Google, which opened on the Mayfield Mall site five years ago, has proven on the whole to be a good neighbor. There is even a Monta Loman who serves as liaison, ferrying complaints if too many Googlers park on local streets.

The site is home to what Google calls X and what most call GoogleX, "where they do some of their more experimental stuff," Tom Purcell says. Google threw a celebration, inviting neighbors to test-drive their robot cars.

  Loma Living
Alan Whitaker (above) recalls when "there were a lot of protests in the neighborhood" when one family planned to remodel their Eichler as a two-story.
 

Waymo, like Google a subsidiary of Alphabet, uses neighborhood streets for test runs of the robot cars, always with a human aboard.

Heather Schoell says, "Some think self-driving cars are the wave of the future, and how cool is it to be part of it?
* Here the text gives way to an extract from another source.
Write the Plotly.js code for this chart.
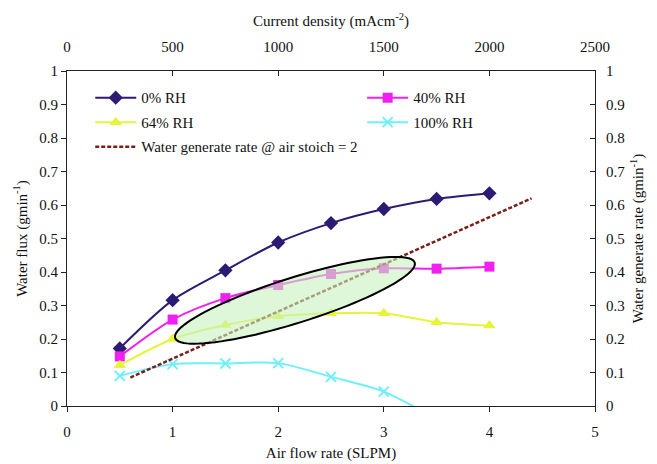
<!DOCTYPE html>
<html><head><meta charset="utf-8">
<script src="https://cdn.plot.ly/plotly-3.0.1.min.js"></script>
<style>html,body{margin:0;padding:0;background:#fff}</style>
</head><body><div id="chart" style="width:657px;height:464px"></div>
<script>
// Bottom axis: air flow rate (SLPM)
const airFlow = [0.5, 1, 1.5, 2, 2.5, 3, 3.5, 4];
const rh0 = [0.172, 0.316, 0.405, 0.488, 0.546, 0.588, 0.618, 0.635];
const rh40 = [0.148, 0.258, 0.322, 0.361, 0.394, 0.411, 0.410, 0.416];
const rh64 = [0.122, 0.200, 0.242, 0.268, 0.277, 0.277, 0.250, 0.240];
const airFlow100 = [0.5, 1, 1.5, 2, 2.5, 3, 3.5];
const rh100 = [0.090, 0.125, 0.127, 0.128, 0.087, 0.043, -0.040];
// Top axis: current density (mA cm-2), right axis: water generate rate
const currentDensity = [300, 2200];
const waterGenerate = [0.085, 0.620];
// Highlight ellipse (data units): tips of the major axis and minor/major ratio
const ellipseTipA = [1.024, 0.203];
const ellipseTipB = [3.293, 0.428];
const ellipseRatio = 0.18;

const W = 657, H = 464;
const M = {l: 67, r: 62, t: 71, b: 58};
const plotW = W - M.l - M.r, plotH = H - M.t - M.b;
const xRange = [0, 5], yRange = [0, 1];
const sx = plotW / (xRange[1] - xRange[0]);
const sy = plotH / (yRange[1] - yRange[0]);

function ellipsePath(p1, p2, ratio) {
  const ax = p1[0] * sx, ay = p1[1] * sy, bx = p2[0] * sx, by = p2[1] * sy;
  const cx = (ax + bx) / 2, cy = (ay + by) / 2;
  const ux = (bx - ax) / 2, uy = (by - ay) / 2;
  const a = Math.hypot(ux, uy), b = a * ratio;
  const vx = -uy / a * b, vy = ux / a * b;
  let d = '';
  const n = 96;
  for (let i = 0; i <= n; i++) {
    const t = 2 * Math.PI * i / n;
    const px = (cx + Math.cos(t) * ux + Math.sin(t) * vx) / sx;
    const py = (cy + Math.cos(t) * uy + Math.sin(t) * vy) / sy;
    d += (i === 0 ? 'M' : 'L') + px.toFixed(5) + ',' + py.toFixed(5);
  }
  return d + 'Z';
}

const FONT = 'Liberation Serif, Times New Roman, serif';
const cIndigo = '#2d1a72', cMag = '#f020f0', cYel = '#e4f53a', cCyan = '#6ff0f8', cBrown = '#7a1f1a';

const traces = [
  {x: airFlow, y: rh0, name: '0% RH', mode: 'lines+markers', line: {color: cIndigo, width: 2, shape: 'spline', smoothing: 0.8},
   marker: {symbol: 'diamond', size: 11, color: cIndigo}, legend: 'legend', legendgroup: 'a'},
  {x: airFlow, y: rh40, name: '40% RH', mode: 'lines+markers', line: {color: cMag, width: 2, shape: 'spline', smoothing: 0.8},
   marker: {symbol: 'square', size: 10, color: cMag}, legend: 'legend2', legendgroup: 'b'},
  {x: airFlow, y: rh64, name: '64% RH', mode: 'lines+markers', line: {color: cYel, width: 2, shape: 'spline', smoothing: 0.8},
   marker: {symbol: 'triangle-up', size: 11, color: cYel}, legend: 'legend', legendgroup: 'c'},
  {x: airFlow100, y: rh100, name: '100% RH', mode: 'lines+markers', line: {color: cCyan, width: 2, shape: 'spline', smoothing: 0.8},
   marker: {symbol: 'x-thin-open', size: 10, color: cCyan, line: {color: cCyan, width: 2}}, legend: 'legend2', legendgroup: 'd'},
  {x: currentDensity, y: waterGenerate, name: 'Water generate rate @ air stoich = 2', mode: 'lines', xaxis: 'x2', yaxis: 'y2',
   line: {color: cBrown, width: 2.5, dash: '4px,2px'}, legend: 'legend', legendgroup: 'e'}
];

const axisBase = {showline: true, linecolor: '#222', linewidth: 1, showgrid: false, zeroline: false,
  ticklen: 5, tickcolor: '#222', tickfont: {family: FONT, size: 15, color: '#111'}};

const layout = {
  width: W, height: H, margin: M, paper_bgcolor: '#fff', plot_bgcolor: '#fff',
  font: {family: FONT, size: 15, color: '#111'},
  xaxis: Object.assign({}, axisBase, {range: xRange, dtick: 1, tick0: 0, ticks: 'outside', ticklabelstandoff: 7,
    title: {text: 'Air flow rate (SLPM)', font: {family: FONT, size: 15}, standoff: 8}}),
  xaxis2: Object.assign({}, axisBase, {range: [0, 2500], dtick: 500, tick0: 0, ticks: 'inside', overlaying: 'x', side: 'top', ticklabelstandoff: 12,
    title: {text: 'Current density (mAcm<sup>-2</sup>)', font: {family: FONT, size: 15}, standoff: 8}}),
  yaxis: Object.assign({}, axisBase, {range: yRange, dtick: 0.1, tick0: 0, ticks: 'outside',
    title: {text: 'Water flux (gmin<sup>-1</sup>)', font: {family: FONT, size: 15}, standoff: 8}}),
  yaxis2: Object.assign({}, axisBase, {range: yRange, dtick: 0.1, tick0: 0, ticks: 'inside', overlaying: 'y', side: 'right', ticklabelstandoff: 7,
    title: {text: 'Water generate rate (gmin<sup>-1</sup>)', font: {family: FONT, size: 15}, standoff: 8}}),
  showlegend: true,
  legend: {x: 0.044, y: 0.969, xanchor: 'left', yanchor: 'top', bgcolor: 'rgba(0,0,0,0)', borderwidth: 0,
    font: {family: FONT, size: 15, color: '#111'}, itemwidth: 41, tracegroupgap: 2, orientation: 'v'},
  legend2: {x: 0.559, y: 0.969, xanchor: 'left', yanchor: 'top', bgcolor: 'rgba(0,0,0,0)', borderwidth: 0,
    font: {family: FONT, size: 15, color: '#111'}, itemwidth: 41, tracegroupgap: 2, orientation: 'v'},
  shapes: [{type: 'path', xref: 'x', yref: 'y', path: ellipsePath(ellipseTipA, ellipseTipB, ellipseRatio),
    fillcolor: 'rgba(200,242,190,0.6)', line: {color: '#000', width: 2}, layer: 'above'}]
};

Plotly.newPlot('chart', traces, layout, {displayModeBar: false, staticPlot: true});
</script></body></html>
And some people, it just drives them crazy to be a guinea pig at Google's mercy."

"They were literally filling the neighborhood with their self-driving cars," Sonya Rikhtverchik says. "If you were driving on San Antonio [Road] in the middle of the night when there were few other cars there, you were surrounded by self-driving cars!"

 

 

• Monta Loma is bordered by San Antonio Road to the west, West Middlefield Road to the north, Rengstorff Avenue to the east, and Central Express to the south.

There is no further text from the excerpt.